In fact, the stress later caused by the police encounter may have induced significant dyspnea and made is breathing too weak to adequately perform the breathanalyzer test. I understand this almost caused him a medical emergency requiring him to seek medical assistance. »

[19]            Ce rapport médical établit l’existence d’une diminution de la capacité respiratoire du requérant telle qu’elle peut l’empêcher de souffler avec la force nécessaire et suffisante dans un appareil de détection.

[20]            Un poids prépondérant est accordé à ce rapport puisque ce médecin traite le requérant depuis 2003. Aussi, il a, dans le passé, complété les rapports médicaux demandés par l’intimée [4] .  En outre, au rapport médical complété en mai 2010, le médecin rapporte la présence de troubles respiratoires.

[21]            À cela s’ajoute que les difficultés respiratoires du requérant ont été constatées par les agents Petti et Forget. En effet, dans leur rapport écrit, ils notent que, lors du premier essai, «  M. V... commence soudainement à avoir de la misère à respirer.  ». Aussi, au deuxième essai, les policiers notent que le requérant recommence «  à avoir un malaise, à hyperventiler  ». Enfin, lorsque le requérant est menotté, il «  commence à avoir un malaise  ». À ce moment, on enlève les menottes au requérant afin de lui permettre de prendre la médication requise par son état de santé [5] .

[22]            À l’audience, le témoin policier a tenté de nuancer ces observations écrites.

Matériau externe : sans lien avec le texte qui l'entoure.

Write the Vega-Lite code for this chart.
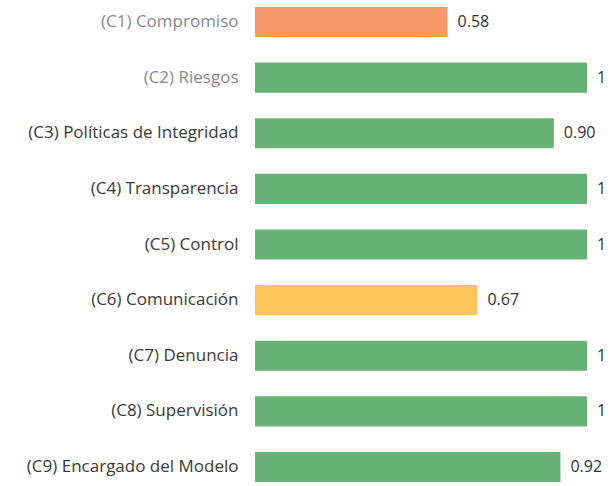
{
  "$schema": "https://vega.github.io/schema/vega-lite/v6.json",
  "width": 332,
  "height": 475,
  "autosize": {"type": "none"},
  "padding": {"left": 255, "top": 7, "right": 26, "bottom": 4},
  "background": "white",
  "config": {"view": {"stroke": null}, "font": "Open Sans"},
  "data": {"values": [
    {"cat": "(C1) Compromiso", "value": 0.58, "label": "0.58", "level": "bajo"},
    {"cat": "(C2) Riesgos", "value": 1, "label": "1", "level": "alto"},
    {"cat": "(C3) Políticas de Integridad", "value": 0.90, "label": "0.90", "level": "alto"},
    {"cat": "(C4) Transparencia", "value": 1, "label": "1", "level": "alto"},
    {"cat": "(C5) Control", "value": 1, "label": "1", "level": "alto"},
    {"cat": "(C6) Comunicación", "value": 0.67, "label": "0.67", "level": "medio"},
    {"cat": "(C7) Denuncia", "value": 1, "label": "1", "level": "alto"},
    {"cat": "(C8) Supervisión", "value": 1, "label": "1", "level": "alto"},
    {"cat": "(C9) Encargado del Modelo", "value": 0.92, "label": "0.92", "level": "alto"}
  ]},
  "encoding": {
    "y": {
      "field": "cat", "type": "nominal", "sort": null,
      "scale": {"paddingInner": 0.46, "paddingOuter": 0},
      "axis": {
        "title": null, "domain": false, "ticks": false, "labelPadding": 17,
        "labelFontSize": 17, "labelFont": "Open Sans", "labelLimit": 300,
        "labelColor": {"condition": {"test": "datum.value === '(C1) Compromiso' || datum.value === '(C2) Riesgos'", "value": "#8a8a8a"}, "value": "#3a3a3a"}
      }
    },
    "x": {
      "field": "value", "type": "quantitative",
      "scale": {"domain": [0, 1], "nice": false},
      "axis": null
    }
  },
  "layer": [
    {
      "mark": {"type": "bar"},
      "encoding": {
        "color": {
          "field": "level", "type": "nominal",
          "scale": {"domain": ["bajo", "medio", "alto"], "range": ["#F79968", "#FBC55C", "#67B275"]},
          "legend": null
        }
      }
    },
    {
      "mark": {"type": "text", "align": "left", "dx": 10, "fontSize": 16, "font": "Open Sans", "color": "#333333"},
      "encoding": {"text": {"field": "label"}}
    }
  ]
}
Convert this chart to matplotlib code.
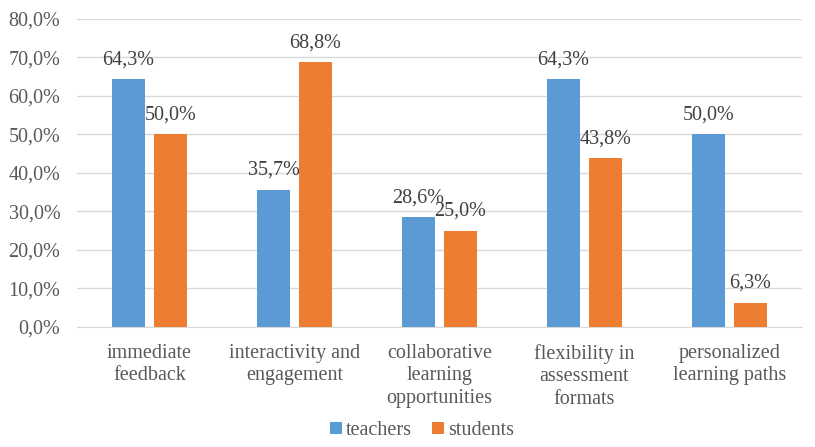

Toutefois, un poids prépondérant est accordé à celles-ci puisqu’elles ont été consignées avec soin et de façon contemporaine aux événements.

[23]            Enfin, les difficultés respiratoires éprouvées par le requérant au cours des essais sont confirmées par le fils du requérant.

[24]            Quant à l’argument voulant que le véhicule du requérant ne pouvait être mis en mouvement au moment de l’interception, le Tribunal ne peut le retenir puisque le fardeau de démonstration du requérant n’a pas été rencontré.

[25]            En effet, avant l’interception, le véhicule du requérant avait vraisemblablement parcouru de quarante à cinquante mètres après avoir percuté une borne-fontaine et une clôture.

[26]            La preuve ne démontre pas pourquoi le véhicule s’est arrêté au lieu d’interception, ni qu’il ne pouvait être mis en marche à nouveau.

[27]            On ne peut certes accorder un poids prépondérant au témoignage du fils du requérant qui ne possède aucune connaissance particulière dans le domaine de la mécanique.

PAR CES MOTIFS, le Tribunal :

ACCUEILLE le recours ; et,

LÈVE la suspension du permis du requérant.


 

 

DANIELLE ALLARD, j.a.t.a.q.


 

Brigitte Martin, cabinet d'avocats

Me Brigitte Martin

Procureure de la partie requérante

 

Me Patrick Matos

Procureure de la partie intimée


 



[1]           40 à 50 mètres.

[2]           Pièce R-6.

[3]           Pièce R-5.

[4]           Pages 2 à 13 du dossier.

[5]           Il s’agit vraisemblablement du Symbicort, page 12 du dossier et pièce R-2.